Gingrich trails in organization throughout. In Maine his volunteer grassroots leader, Larry Grooms, started in December after his original favorite, Stockbridge businessman Herman Cain, left the race. He said Romney and Paul have had teams in place for years there.
“We’re hoping to have a decent turnout for Newt and that would be a win for us in this state, just so we’re not at zero,” Grooms said with a laugh.
Of the next few states, Minnesota appears to be the most favorable terrain for Gingrich, even though Romney won there in 2008 and has the support of former Minnesota Gov. Tim Pawlenty, who mounted a presidential bid of his own last year.
Larry Jacobs, political science professor at the University of Minnesota, said the Minnesota GOP resembles tea party conservative Rep. Michele Bachmann – who dropped her presidential bid after the Iowa caucuses – more than Pawlenty. And in a caucus, which requires a big time commitment and typically draws the most fervent, Gingrich could have an edge.

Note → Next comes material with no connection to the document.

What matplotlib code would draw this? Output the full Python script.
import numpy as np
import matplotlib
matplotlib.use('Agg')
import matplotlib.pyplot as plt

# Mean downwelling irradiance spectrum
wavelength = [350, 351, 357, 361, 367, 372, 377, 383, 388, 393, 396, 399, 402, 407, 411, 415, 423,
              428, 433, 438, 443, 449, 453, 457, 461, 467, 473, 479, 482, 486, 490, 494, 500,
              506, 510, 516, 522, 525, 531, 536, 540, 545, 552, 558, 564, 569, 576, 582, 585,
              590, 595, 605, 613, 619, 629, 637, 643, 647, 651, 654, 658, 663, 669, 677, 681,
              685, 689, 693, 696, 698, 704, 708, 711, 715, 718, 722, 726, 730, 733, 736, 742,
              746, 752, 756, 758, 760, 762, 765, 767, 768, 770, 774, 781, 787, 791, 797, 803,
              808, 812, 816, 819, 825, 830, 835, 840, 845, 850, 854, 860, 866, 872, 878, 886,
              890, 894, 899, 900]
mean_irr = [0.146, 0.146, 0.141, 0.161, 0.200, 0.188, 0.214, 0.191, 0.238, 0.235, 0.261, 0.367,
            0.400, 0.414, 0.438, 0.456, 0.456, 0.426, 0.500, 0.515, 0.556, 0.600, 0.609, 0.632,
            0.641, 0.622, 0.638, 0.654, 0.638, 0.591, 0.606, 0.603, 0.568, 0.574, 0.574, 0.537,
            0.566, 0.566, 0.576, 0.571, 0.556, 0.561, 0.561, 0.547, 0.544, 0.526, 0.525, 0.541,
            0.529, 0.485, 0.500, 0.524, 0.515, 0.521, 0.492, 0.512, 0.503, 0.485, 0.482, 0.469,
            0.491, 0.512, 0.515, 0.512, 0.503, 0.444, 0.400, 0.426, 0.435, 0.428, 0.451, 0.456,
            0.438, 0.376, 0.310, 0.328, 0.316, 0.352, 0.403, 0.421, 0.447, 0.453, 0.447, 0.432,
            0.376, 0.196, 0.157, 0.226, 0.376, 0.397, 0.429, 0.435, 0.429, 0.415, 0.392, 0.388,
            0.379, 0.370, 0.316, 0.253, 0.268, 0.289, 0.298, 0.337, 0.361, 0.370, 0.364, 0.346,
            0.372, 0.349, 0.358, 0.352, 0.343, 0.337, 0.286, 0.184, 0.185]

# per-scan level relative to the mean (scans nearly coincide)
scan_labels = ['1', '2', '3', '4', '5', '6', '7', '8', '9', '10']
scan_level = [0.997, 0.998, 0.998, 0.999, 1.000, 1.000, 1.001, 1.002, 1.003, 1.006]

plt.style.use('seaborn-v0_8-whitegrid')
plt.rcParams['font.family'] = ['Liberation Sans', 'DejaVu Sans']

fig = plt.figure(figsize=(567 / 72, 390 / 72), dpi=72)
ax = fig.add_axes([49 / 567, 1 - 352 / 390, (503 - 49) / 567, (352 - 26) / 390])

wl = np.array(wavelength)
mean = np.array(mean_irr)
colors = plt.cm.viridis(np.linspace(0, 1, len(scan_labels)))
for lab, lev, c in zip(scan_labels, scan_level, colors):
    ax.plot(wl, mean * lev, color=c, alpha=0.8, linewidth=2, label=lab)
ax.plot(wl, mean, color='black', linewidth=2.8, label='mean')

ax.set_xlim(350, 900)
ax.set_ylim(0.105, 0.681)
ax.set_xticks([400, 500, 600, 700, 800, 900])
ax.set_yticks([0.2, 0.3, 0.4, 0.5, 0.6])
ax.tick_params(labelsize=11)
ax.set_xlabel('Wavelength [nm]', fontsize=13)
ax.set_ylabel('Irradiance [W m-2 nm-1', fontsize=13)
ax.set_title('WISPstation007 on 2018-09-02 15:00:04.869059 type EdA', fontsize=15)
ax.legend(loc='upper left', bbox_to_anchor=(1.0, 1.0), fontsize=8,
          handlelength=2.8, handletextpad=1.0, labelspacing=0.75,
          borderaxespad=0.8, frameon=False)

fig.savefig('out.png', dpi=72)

“The fact that Gingrich has been able to tap into that sense of rebellion against the Republican Party establishment is a major strategic breakthrough for him,” Jacobs said. “And the fact that Romney has surrounded himself with the establishment is going to be a problem for him in Minnesota.”

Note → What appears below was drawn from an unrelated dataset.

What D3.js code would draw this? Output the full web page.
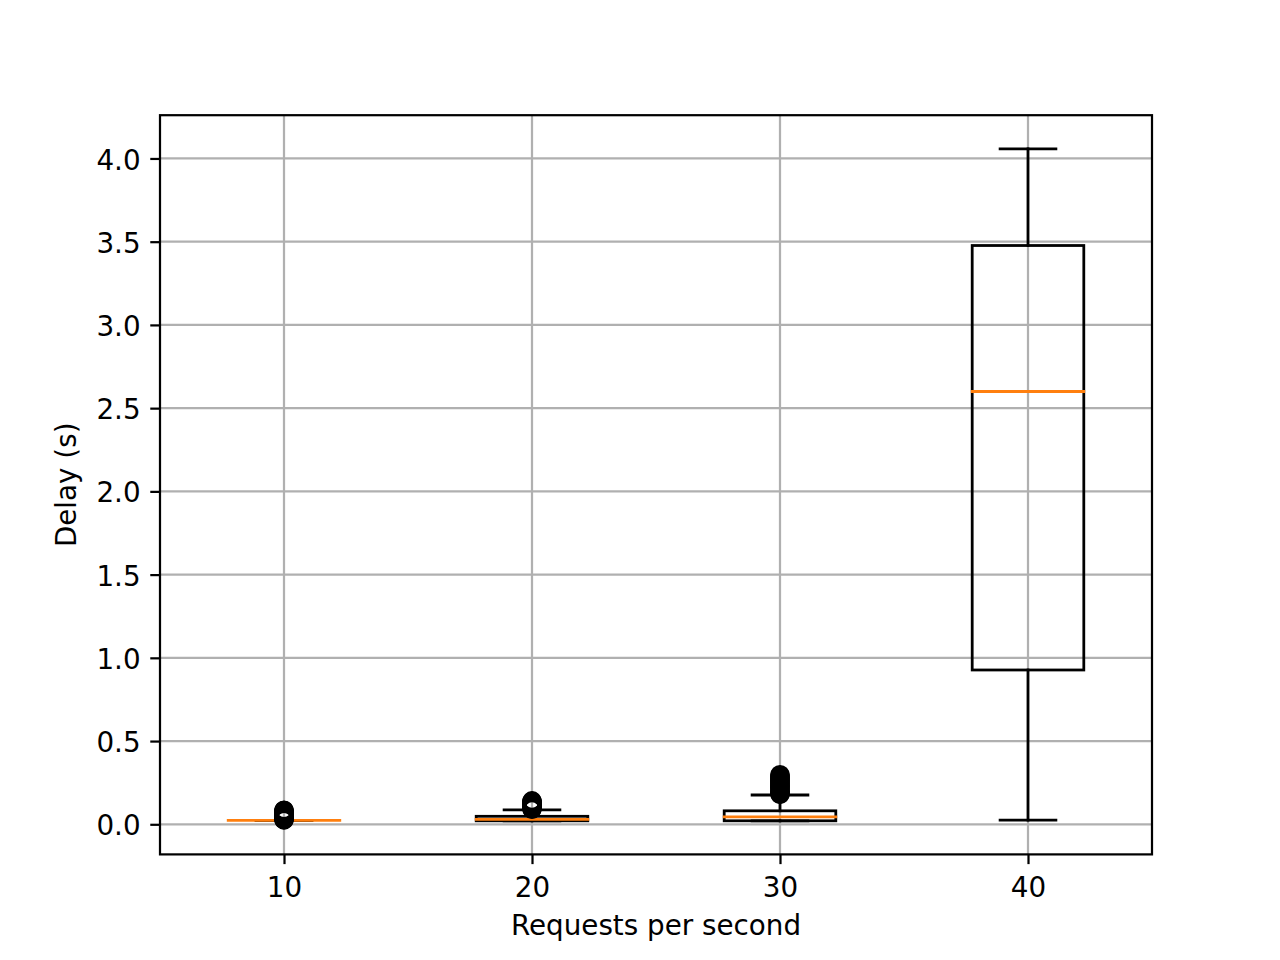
<!DOCTYPE html>
<html>
<head>
<meta charset="utf-8">
<script src="https://cdn.jsdelivr.net/npm/d3@7"></script>
<style>
  body { margin: 0; background: #fff; }
</style>
</head>
<body>
<div id="d3-container"></div>
<script>
// Values (one box per request rate)
const categorias = [10, 20, 30, 40];
const q1 = [0.024, 0.021, 0.021, 0.927];
const medianas = [0.024, 0.030, 0.045, 2.600];
const q3 = [0.024, 0.048, 0.081, 3.477];
const bigoteInf = [0.024, 0.021, 0.021, 0.025];
const bigoteSup = [0.024, 0.086, 0.176, 4.058];

// Outliers (dense column of hollow circles)
const atipicos10 = [0.026, 0.028, 0.031, 0.033, 0.036, 0.039, 0.041, 0.044, 0.047, 0.050, 0.052,
  0.055, 0.058, 0.061, 0.063, 0.066, 0.069, 0.072, 0.074, 0.077, 0.080, 0.083, 0.085];
const atipicos20 = [0.090, 0.093, 0.096, 0.099, 0.102, 0.105, 0.108, 0.111, 0.114, 0.117,
  0.120, 0.123, 0.126, 0.129, 0.132, 0.135, 0.138, 0.141];
const atipicos30 = [0.179, 0.184, 0.189, 0.194, 0.199, 0.205, 0.210, 0.216, 0.221, 0.227,
  0.233, 0.238, 0.244, 0.250, 0.256, 0.262, 0.268, 0.274, 0.280, 0.286, 0.292, 0.298];
const atipicos40 = [];
const atipicos = [atipicos10, atipicos20, atipicos30, atipicos40];

const xTicks = [10, 20, 30, 40];
const yTicks = [0.0, 0.5, 1.0, 1.5, 2.0, 2.5, 3.0, 3.5, 4.0];
const xLim = [5, 45];
const anchoCaja = 4.5;

// Figure layout (matplotlib default at 200 dpi)
const width = 1280;
const height = 960;
const margin = { top: 115.2, right: 128, bottom: 105.6, left: 160 };
const pt = 200 / 72;
const fuente = 'DejaVu Sans, Liberation Sans, sans-serif';
const tamFuente = 10 * pt;

const svg = d3.select('#d3-container')
  .append('svg')
  .attr('width', width)
  .attr('height', height)
  .attr('viewBox', [0, 0, width, height])
  .style('background', '#fff');

const datos = categorias.map((c, i) => ({
  pos: c, q1: q1[i], med: medianas[i], q3: q3[i],
  lo: bigoteInf[i], hi: bigoteSup[i], fliers: atipicos[i]
}));

// y limits: data extent plus a 5% margin, like matplotlib autoscale
const todos = datos.flatMap(d => [d.lo, d.hi, d.q1, d.q3, ...d.fliers]);
const [yMin, yMax] = d3.extent(todos);
const pad = (yMax - yMin) * 0.05;

const x = d3.scaleLinear()
  .domain(xLim)
  .range([margin.left, width - margin.right]);

const y = d3.scaleLinear()
  .domain([yMin - pad, yMax + pad])
  .range([height - margin.bottom, margin.top]);

// Grid below the boxes
const grid = svg.append('g')
  .attr('stroke', '#b0b0b0')
  .attr('stroke-width', 0.8 * pt);

grid.selectAll('line.gx')
  .data(xTicks)
  .join('line')
  .attr('class', 'gx')
  .attr('x1', d => x(d)).attr('x2', d => x(d))
  .attr('y1', margin.top).attr('y2', height - margin.bottom);

grid.selectAll('line.gy')
  .data(yTicks)
  .join('line')
  .attr('class', 'gy')
  .attr('x1', margin.left).attr('x2', width - margin.right)
  .attr('y1', d => y(d)).attr('y2', d => y(d));

// Boxes: whiskers, caps, box, median, fliers (same order as matplotlib)
const lw = 1 * pt;
const cajas = svg.append('g')
  .attr('fill', 'none')
  .attr('stroke-width', lw)
  .attr('stroke-linecap', 'square');

datos.forEach(d => {
  const g = cajas.append('g');
  const mitad = anchoCaja / 2;
  const mitadCap = anchoCaja / 4;

  // whiskers
  g.append('line')
    .attr('stroke', '#000')
    .attr('x1', x(d.pos)).attr('x2', x(d.pos))
    .attr('y1', y(d.q1)).attr('y2', y(d.lo));
  g.append('line')
    .attr('stroke', '#000')
    .attr('x1', x(d.pos)).attr('x2', x(d.pos))
    .attr('y1', y(d.q3)).attr('y2', y(d.hi));

  // caps
  [d.lo, d.hi].forEach(v => {
    g.append('line')
      .attr('stroke', '#000')
      .attr('x1', x(d.pos - mitadCap)).attr('x2', x(d.pos + mitadCap))
      .attr('y1', y(v)).attr('y2', y(v));
  });

  // box
  g.append('rect')
    .attr('stroke', '#000')
    .attr('stroke-linejoin', 'miter')
    .attr('x', x(d.pos - mitad))
    .attr('width', x(d.pos + mitad) - x(d.pos - mitad))
    .attr('y', y(d.q3))
    .attr('height', Math.max(0, y(d.q1) - y(d.q3)));

  // median
  g.append('line')
    .attr('stroke', '#ff7f0e')
    .attr('x1', x(d.pos - mitad)).attr('x2', x(d.pos + mitad))
    .attr('y1', y(d.med)).attr('y2', y(d.med));

  // fliers
  g.selectAll('circle')
    .data(d.fliers)
    .join('circle')
    .attr('stroke', '#000')
    .attr('cx', x(d.pos))
    .attr('cy', v => y(v))
    .attr('r', 3 * pt);
});

// Spines
svg.append('rect')
  .attr('x', margin.left)
  .attr('y', margin.top)
  .attr('width', width - margin.left - margin.right)
  .attr('height', height - margin.top - margin.bottom)
  .attr('fill', 'none')
  .attr('stroke', '#000')
  .attr('stroke-width', 0.8 * pt);

function ejeX(g) {
  g.attr('transform', `translate(0, ${height - margin.bottom})`)
    .call(d3.axisBottom(x).tickValues(xTicks).tickFormat(d3.format('d'))
      .tickSize(3.5 * pt).tickPadding(3.5 * pt))
    .attr('font-family', fuente)
    .attr('font-size', tamFuente);
  g.select('.domain').remove();
  g.selectAll('.tick line').attr('stroke-width', 0.8 * pt);
  g.selectAll('.tick text').attr('dy', '0.84em');
}

function ejeY(g) {
  g.attr('transform', `translate(${margin.left}, 0)`)
    .call(d3.axisLeft(y).tickValues(yTicks).tickFormat(d3.format('.1f'))
      .tickSize(3.5 * pt).tickPadding(3.5 * pt))
    .attr('font-family', fuente)
    .attr('font-size', tamFuente);
  g.select('.domain').remove();
  g.selectAll('.tick line').attr('stroke-width', 0.8 * pt);
  g.selectAll('.tick text').attr('dy', '0.38em');
}

svg.append('g').call(ejeX);
svg.append('g').call(ejeY);

// Axis titles
svg.append('text')
  .attr('x', (margin.left + width - margin.right) / 2)
  .attr('y', 934.5)
  .attr('text-anchor', 'middle')
  .attr('font-family', fuente)
  .attr('font-size', tamFuente)
  .text('Requests per second');

svg.append('text')
  .attr('transform', `translate(76, ${(margin.top + height - margin.bottom) / 2}) rotate(-90)`)
  .attr('text-anchor', 'middle')
  .attr('font-family', fuente)
  .attr('font-size', tamFuente)
  .text('Delay (s)');
</script>
</body>
</html>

Bachmann said Tuesday that she will not make an endorsement soon.
Gingrich often touts the fact that he leads in national Gallup polls, but that is likely to evaporate after Romney’s big victory in Florida and if he continues to win the next few states.
Hammond said the campaign brought in $5 million in January, boosted by Gingrich’s win in South Carolina, yet the pitch to donors gets tougher if his campaign appears to be falling permanently behind.
“The key issue for Newt is going to be money and moxie,” Jacobs said. “It’s one thing to kind of stand up and give a speech, but we’re talking about a long drawn out bitter battle. And is he really willing to put in that kind of energy, and will he have the cash to do it?”